Task details
In the records below, count every line containing "script". Reply with the number only.

The data
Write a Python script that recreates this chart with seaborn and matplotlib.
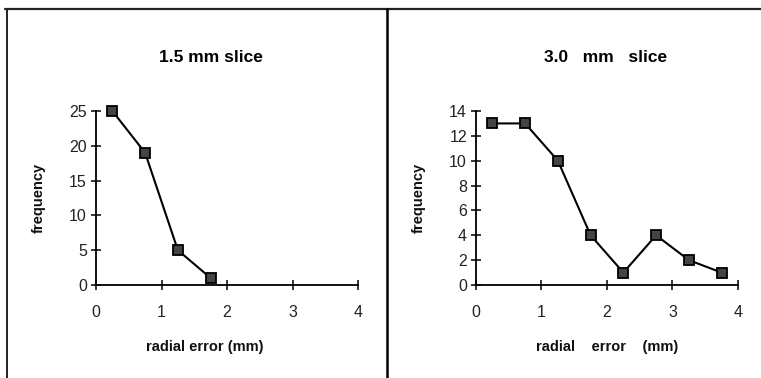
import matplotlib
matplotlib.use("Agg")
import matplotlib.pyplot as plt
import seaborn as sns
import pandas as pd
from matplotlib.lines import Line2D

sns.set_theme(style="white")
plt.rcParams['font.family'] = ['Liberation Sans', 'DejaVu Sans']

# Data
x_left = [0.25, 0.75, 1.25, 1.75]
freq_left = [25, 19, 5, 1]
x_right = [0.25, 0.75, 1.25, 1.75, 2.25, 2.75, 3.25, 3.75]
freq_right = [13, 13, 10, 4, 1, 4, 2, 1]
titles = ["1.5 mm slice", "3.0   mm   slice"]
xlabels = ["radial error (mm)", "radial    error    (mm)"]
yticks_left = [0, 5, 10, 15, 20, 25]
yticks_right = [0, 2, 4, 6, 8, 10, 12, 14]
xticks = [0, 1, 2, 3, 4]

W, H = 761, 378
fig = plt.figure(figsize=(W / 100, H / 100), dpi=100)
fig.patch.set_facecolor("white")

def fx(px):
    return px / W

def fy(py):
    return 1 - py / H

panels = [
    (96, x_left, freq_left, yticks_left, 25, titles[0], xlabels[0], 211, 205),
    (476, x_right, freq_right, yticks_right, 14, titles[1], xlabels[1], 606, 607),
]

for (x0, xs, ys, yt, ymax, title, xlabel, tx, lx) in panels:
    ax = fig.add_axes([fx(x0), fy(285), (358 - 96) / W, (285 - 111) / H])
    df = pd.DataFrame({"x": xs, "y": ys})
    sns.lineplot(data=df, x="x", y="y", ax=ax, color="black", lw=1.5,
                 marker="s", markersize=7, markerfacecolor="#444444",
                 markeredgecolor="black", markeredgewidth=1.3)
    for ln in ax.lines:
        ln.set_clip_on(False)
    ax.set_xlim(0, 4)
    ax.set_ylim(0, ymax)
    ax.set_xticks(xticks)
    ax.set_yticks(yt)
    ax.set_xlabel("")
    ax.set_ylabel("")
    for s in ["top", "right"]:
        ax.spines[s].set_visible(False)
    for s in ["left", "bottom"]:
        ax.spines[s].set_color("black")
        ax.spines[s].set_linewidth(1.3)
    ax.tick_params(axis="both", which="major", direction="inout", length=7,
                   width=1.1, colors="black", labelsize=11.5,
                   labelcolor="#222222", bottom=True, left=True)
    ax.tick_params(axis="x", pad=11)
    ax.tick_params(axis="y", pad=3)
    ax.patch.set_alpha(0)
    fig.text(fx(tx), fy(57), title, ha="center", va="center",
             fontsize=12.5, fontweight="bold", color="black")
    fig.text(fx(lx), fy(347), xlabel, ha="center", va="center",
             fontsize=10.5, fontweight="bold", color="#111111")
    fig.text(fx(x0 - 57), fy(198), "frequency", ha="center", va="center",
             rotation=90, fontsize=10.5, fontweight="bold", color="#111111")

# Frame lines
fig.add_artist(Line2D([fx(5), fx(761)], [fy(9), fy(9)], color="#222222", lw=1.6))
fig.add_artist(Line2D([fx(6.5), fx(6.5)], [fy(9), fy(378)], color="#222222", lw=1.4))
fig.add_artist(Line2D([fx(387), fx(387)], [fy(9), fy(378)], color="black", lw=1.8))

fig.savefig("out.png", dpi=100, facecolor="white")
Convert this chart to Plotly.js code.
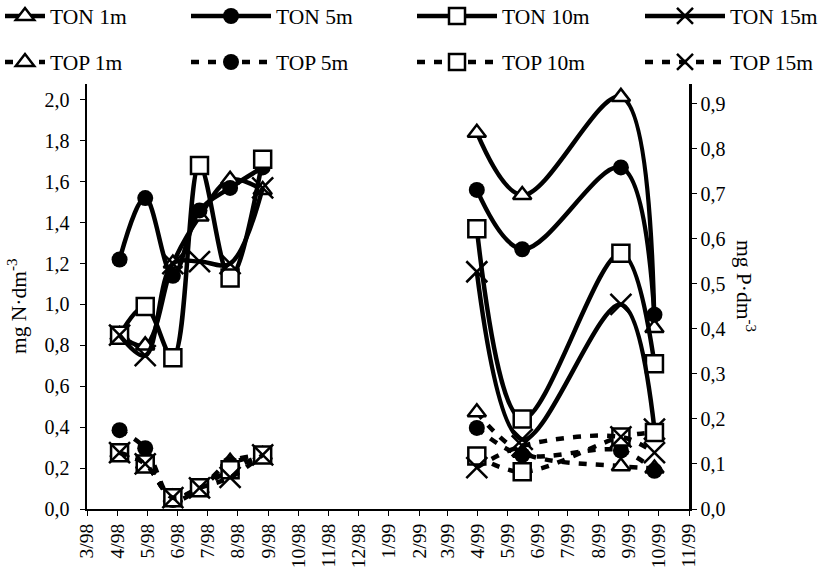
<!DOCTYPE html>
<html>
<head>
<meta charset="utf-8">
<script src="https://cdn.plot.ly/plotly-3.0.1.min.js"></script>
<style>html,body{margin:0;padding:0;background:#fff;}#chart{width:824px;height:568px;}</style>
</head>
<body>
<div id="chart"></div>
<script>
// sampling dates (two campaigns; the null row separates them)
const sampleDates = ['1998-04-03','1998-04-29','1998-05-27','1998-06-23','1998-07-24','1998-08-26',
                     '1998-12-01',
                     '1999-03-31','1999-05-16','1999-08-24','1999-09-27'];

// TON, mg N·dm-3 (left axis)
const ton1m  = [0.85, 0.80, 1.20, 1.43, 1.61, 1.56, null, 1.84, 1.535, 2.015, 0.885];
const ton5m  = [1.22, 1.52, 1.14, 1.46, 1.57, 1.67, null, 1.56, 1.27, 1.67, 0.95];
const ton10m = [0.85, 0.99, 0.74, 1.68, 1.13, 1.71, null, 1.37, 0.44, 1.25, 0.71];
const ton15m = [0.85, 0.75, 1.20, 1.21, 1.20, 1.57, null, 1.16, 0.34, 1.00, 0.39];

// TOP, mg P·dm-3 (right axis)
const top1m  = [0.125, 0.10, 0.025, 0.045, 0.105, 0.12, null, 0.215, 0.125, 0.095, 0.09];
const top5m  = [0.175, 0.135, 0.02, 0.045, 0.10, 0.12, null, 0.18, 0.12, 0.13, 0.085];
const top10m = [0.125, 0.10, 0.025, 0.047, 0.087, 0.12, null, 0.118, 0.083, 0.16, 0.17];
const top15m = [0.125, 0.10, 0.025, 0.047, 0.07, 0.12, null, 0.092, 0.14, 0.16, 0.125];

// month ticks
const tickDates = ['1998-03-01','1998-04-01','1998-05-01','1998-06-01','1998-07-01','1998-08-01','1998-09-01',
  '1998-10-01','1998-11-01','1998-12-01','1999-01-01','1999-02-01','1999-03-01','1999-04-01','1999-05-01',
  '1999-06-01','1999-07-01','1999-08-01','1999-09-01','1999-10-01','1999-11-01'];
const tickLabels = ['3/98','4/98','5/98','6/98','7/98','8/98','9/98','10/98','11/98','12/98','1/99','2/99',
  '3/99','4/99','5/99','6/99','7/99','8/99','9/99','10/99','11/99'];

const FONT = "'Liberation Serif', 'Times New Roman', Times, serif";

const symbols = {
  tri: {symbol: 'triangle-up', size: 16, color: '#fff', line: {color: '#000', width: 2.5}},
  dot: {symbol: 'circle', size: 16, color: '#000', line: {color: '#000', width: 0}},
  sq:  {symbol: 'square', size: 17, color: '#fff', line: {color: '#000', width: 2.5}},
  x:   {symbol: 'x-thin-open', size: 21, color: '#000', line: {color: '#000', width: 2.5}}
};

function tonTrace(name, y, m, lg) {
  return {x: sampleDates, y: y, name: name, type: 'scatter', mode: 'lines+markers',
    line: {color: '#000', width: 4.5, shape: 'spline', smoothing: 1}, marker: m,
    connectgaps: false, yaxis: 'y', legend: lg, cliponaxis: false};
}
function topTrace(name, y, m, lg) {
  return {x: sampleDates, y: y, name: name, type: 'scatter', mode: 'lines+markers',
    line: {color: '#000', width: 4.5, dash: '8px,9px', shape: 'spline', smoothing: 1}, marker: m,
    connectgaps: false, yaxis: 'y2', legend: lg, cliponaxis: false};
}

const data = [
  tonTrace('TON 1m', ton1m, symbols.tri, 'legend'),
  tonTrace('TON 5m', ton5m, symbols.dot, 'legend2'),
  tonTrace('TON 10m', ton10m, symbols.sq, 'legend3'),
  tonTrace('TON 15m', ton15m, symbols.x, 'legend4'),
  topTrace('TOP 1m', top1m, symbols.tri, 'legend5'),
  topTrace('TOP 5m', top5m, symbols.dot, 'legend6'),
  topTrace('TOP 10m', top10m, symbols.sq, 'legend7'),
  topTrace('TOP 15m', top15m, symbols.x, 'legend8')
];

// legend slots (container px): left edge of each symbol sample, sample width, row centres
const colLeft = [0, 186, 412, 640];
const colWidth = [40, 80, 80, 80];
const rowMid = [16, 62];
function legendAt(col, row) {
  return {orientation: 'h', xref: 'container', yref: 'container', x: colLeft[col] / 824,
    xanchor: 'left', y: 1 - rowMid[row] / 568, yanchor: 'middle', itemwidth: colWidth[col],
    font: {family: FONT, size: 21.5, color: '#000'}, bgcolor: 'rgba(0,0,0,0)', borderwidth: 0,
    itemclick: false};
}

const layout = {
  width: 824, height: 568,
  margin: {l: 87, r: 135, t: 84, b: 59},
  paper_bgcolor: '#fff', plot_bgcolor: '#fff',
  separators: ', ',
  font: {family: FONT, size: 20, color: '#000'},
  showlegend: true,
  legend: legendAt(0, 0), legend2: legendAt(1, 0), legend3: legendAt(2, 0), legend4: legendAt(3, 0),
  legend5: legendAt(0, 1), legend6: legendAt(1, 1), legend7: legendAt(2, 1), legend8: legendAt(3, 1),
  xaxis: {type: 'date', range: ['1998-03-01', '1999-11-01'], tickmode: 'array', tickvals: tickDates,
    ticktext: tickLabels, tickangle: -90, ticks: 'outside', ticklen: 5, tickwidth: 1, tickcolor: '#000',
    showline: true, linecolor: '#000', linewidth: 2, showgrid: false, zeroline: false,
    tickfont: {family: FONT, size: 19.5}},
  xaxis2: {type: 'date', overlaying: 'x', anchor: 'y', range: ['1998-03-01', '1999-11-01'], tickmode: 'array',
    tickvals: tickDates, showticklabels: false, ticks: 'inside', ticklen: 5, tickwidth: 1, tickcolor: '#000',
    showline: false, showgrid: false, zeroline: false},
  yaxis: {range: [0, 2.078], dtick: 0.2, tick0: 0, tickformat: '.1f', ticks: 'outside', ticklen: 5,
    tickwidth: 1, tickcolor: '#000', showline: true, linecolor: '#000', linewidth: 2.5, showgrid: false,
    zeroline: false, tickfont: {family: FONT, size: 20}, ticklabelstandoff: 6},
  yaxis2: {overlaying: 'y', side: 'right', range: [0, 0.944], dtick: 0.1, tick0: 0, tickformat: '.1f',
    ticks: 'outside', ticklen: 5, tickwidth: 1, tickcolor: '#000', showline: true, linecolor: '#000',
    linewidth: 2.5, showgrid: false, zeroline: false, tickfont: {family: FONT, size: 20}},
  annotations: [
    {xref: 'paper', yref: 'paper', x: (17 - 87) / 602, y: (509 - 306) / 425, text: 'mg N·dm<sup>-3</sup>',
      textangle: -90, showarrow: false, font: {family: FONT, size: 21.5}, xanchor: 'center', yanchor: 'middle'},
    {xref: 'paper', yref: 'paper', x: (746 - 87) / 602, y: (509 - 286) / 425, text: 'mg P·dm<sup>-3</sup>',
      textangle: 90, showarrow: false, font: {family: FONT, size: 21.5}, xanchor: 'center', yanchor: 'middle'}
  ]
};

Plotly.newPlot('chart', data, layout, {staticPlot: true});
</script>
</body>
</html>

Written answer
4